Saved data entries
%%
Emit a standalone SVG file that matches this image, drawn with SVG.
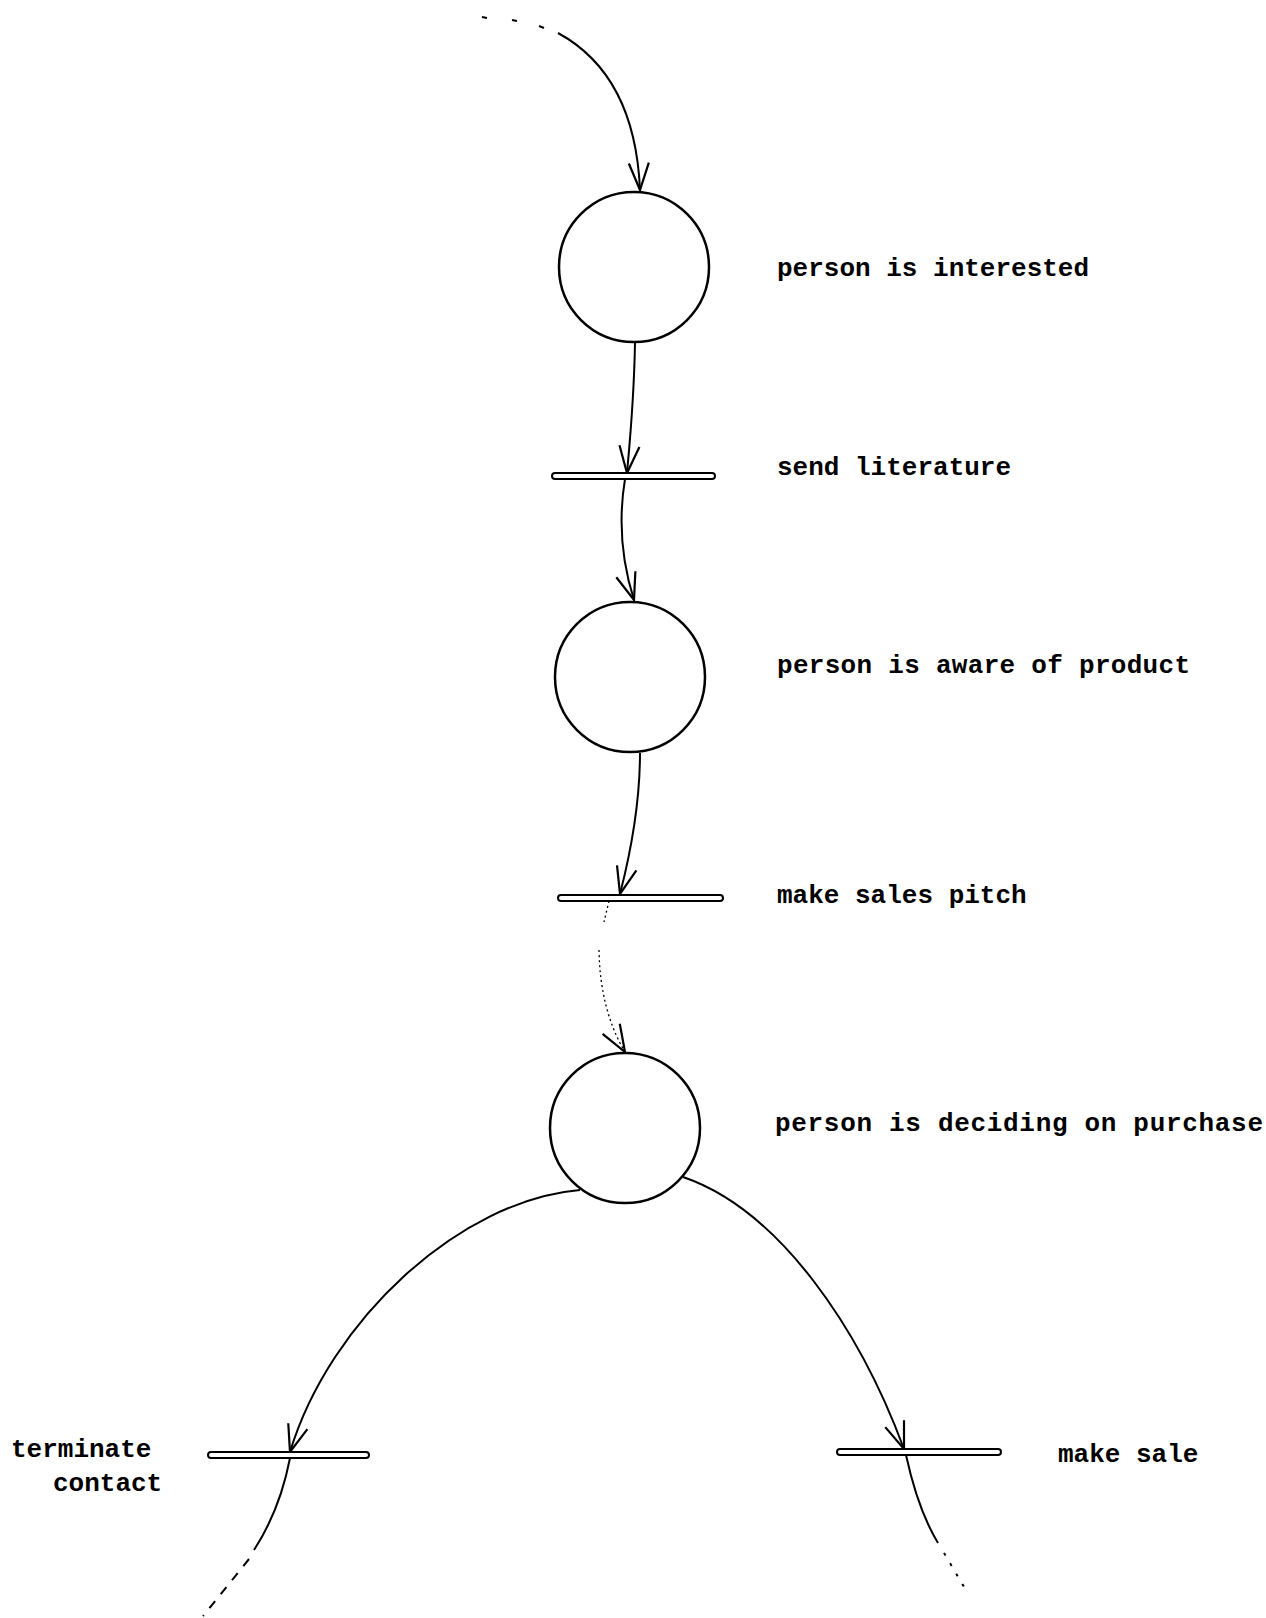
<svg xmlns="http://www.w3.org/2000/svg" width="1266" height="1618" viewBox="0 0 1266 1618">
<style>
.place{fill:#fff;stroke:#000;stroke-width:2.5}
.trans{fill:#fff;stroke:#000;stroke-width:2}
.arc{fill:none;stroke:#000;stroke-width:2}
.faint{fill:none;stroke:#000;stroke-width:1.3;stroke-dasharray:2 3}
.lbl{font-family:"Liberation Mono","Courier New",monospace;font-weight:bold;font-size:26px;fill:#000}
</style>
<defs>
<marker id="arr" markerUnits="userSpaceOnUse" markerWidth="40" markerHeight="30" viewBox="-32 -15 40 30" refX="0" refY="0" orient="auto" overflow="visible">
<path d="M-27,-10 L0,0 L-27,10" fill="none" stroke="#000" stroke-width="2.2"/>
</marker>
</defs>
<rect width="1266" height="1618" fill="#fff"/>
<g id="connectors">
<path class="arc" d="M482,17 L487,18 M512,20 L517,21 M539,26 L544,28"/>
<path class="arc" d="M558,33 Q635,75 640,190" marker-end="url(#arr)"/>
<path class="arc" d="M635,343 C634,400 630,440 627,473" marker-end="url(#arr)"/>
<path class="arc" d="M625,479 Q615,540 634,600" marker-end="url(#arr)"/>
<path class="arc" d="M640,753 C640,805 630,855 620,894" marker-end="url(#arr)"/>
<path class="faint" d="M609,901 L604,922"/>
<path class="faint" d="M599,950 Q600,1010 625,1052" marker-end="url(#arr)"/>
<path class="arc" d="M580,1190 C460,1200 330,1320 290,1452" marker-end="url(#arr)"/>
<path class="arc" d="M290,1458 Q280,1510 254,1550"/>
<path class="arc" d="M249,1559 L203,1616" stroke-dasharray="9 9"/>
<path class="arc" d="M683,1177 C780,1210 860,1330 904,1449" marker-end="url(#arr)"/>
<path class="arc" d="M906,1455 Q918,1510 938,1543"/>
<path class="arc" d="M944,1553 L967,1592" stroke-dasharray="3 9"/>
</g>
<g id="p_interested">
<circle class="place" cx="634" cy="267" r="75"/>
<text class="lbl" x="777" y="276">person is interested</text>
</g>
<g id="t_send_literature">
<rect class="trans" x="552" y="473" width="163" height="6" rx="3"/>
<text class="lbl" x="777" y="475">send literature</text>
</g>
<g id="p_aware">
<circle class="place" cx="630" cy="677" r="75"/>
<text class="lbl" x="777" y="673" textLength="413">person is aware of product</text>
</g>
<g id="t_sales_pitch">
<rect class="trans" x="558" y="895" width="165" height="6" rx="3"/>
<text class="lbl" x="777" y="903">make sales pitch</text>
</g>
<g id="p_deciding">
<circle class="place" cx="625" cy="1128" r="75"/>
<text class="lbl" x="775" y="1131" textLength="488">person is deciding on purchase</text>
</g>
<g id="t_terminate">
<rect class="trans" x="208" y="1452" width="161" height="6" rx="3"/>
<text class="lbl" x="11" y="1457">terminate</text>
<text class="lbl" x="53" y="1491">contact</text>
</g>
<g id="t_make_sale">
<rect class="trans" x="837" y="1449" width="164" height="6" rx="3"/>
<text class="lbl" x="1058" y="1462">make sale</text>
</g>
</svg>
%%
%%
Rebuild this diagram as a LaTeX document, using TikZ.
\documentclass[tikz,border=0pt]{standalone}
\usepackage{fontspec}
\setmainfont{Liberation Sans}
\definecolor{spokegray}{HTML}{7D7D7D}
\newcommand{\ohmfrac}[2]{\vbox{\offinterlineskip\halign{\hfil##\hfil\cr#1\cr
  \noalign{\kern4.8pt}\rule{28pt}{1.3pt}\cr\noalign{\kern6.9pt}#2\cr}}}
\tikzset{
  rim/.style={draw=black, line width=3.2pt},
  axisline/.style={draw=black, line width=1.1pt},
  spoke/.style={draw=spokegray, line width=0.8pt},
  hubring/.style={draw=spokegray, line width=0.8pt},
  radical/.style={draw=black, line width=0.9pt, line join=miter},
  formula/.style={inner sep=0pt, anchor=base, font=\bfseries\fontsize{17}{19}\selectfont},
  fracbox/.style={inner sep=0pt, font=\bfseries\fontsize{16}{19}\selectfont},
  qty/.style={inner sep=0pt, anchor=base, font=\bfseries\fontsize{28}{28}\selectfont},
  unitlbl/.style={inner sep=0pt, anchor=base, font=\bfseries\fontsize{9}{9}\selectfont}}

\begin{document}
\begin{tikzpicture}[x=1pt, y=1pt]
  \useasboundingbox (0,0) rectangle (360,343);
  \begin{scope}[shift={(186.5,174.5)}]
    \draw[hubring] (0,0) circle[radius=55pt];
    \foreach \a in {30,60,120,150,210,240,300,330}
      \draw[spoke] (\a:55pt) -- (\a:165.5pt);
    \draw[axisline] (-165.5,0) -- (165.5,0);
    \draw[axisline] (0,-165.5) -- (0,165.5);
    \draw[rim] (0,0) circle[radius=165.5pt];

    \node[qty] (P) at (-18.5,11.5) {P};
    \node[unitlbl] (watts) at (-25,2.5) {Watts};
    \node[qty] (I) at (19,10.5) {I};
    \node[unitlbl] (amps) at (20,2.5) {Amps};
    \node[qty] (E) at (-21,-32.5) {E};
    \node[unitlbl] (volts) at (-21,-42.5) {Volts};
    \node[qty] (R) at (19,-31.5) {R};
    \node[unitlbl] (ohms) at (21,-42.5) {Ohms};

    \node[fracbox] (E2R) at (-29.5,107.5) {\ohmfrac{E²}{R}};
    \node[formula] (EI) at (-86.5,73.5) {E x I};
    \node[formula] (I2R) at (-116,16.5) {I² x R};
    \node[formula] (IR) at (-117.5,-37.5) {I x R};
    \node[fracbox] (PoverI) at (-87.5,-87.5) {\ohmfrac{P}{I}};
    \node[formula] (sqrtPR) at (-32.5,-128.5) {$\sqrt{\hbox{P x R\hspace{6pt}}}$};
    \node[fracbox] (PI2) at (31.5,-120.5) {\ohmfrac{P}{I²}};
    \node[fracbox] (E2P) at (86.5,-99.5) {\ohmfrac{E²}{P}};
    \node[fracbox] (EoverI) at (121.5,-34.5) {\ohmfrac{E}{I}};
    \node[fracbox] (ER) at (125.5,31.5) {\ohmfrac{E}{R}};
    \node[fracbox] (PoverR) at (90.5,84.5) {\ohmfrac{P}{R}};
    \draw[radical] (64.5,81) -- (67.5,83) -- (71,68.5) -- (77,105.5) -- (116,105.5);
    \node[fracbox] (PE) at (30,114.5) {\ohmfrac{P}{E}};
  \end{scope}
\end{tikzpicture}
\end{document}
%%
%%
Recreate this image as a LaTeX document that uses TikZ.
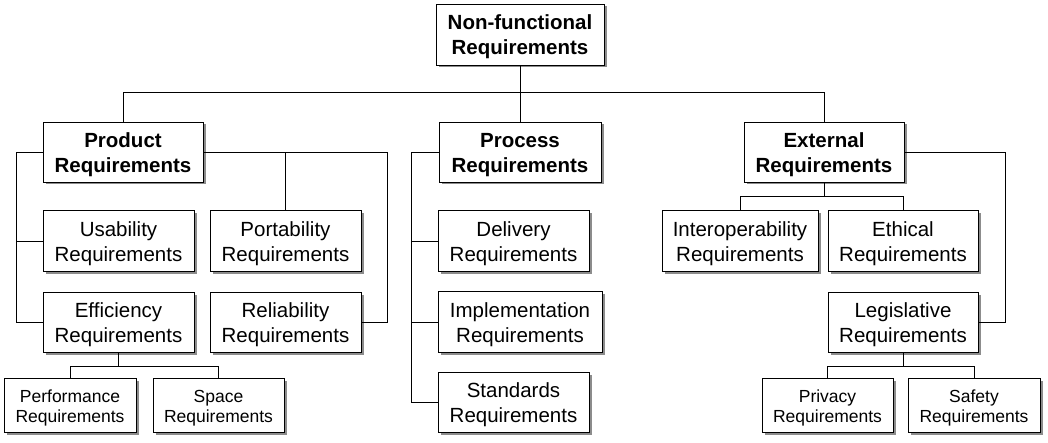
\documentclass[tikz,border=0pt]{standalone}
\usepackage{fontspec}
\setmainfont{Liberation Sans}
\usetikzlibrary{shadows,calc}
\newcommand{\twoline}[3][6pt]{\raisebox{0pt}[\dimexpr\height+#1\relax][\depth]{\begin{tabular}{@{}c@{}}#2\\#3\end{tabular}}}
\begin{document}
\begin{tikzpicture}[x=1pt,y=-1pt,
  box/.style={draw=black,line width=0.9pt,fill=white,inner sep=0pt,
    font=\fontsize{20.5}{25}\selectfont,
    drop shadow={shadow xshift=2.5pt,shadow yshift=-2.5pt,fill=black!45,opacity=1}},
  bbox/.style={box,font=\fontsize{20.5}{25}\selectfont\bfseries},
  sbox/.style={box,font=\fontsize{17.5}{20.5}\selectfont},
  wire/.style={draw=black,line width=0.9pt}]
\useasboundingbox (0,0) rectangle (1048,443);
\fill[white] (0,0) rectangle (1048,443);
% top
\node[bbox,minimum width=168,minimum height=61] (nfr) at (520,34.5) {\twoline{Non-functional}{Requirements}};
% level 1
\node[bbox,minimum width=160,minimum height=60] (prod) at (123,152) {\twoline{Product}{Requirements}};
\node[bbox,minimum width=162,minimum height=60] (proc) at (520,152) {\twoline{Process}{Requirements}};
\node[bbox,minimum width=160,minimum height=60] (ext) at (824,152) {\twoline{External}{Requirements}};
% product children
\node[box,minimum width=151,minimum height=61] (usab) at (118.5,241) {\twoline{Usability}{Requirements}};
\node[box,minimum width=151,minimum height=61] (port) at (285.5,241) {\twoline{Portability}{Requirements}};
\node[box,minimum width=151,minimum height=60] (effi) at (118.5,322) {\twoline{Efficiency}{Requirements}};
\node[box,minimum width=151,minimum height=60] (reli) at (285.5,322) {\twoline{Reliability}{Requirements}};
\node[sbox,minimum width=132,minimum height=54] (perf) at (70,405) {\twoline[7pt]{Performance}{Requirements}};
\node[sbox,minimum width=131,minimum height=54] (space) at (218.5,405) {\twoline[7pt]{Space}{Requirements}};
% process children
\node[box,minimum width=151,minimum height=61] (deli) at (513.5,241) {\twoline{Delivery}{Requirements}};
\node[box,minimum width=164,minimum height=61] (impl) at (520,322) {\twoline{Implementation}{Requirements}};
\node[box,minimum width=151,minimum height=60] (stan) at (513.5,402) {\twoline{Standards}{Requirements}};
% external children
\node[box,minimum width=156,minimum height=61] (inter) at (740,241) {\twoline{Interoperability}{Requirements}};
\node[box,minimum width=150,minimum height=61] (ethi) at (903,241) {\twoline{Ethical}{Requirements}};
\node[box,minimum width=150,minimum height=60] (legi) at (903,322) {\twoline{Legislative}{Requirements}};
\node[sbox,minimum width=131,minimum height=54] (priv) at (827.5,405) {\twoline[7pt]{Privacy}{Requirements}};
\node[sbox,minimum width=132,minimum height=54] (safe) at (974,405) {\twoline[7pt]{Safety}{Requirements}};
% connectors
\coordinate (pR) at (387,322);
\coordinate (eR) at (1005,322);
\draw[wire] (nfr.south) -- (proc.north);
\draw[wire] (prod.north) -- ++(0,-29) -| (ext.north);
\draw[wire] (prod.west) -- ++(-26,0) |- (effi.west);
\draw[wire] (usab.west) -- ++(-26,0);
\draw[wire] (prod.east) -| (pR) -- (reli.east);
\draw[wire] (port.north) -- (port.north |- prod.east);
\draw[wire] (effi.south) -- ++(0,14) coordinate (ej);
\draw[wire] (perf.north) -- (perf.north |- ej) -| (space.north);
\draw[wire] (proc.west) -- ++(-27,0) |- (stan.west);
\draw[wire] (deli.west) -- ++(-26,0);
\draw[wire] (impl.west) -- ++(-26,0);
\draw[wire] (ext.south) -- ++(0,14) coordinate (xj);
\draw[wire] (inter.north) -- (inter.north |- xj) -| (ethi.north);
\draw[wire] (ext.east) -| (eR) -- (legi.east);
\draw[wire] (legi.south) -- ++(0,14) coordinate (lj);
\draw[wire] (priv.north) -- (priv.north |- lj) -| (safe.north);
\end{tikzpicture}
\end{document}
%%
**Exercise description**: In the listing, find every line with the word "that" and state how many there are, nothing more.

**Final result**: 2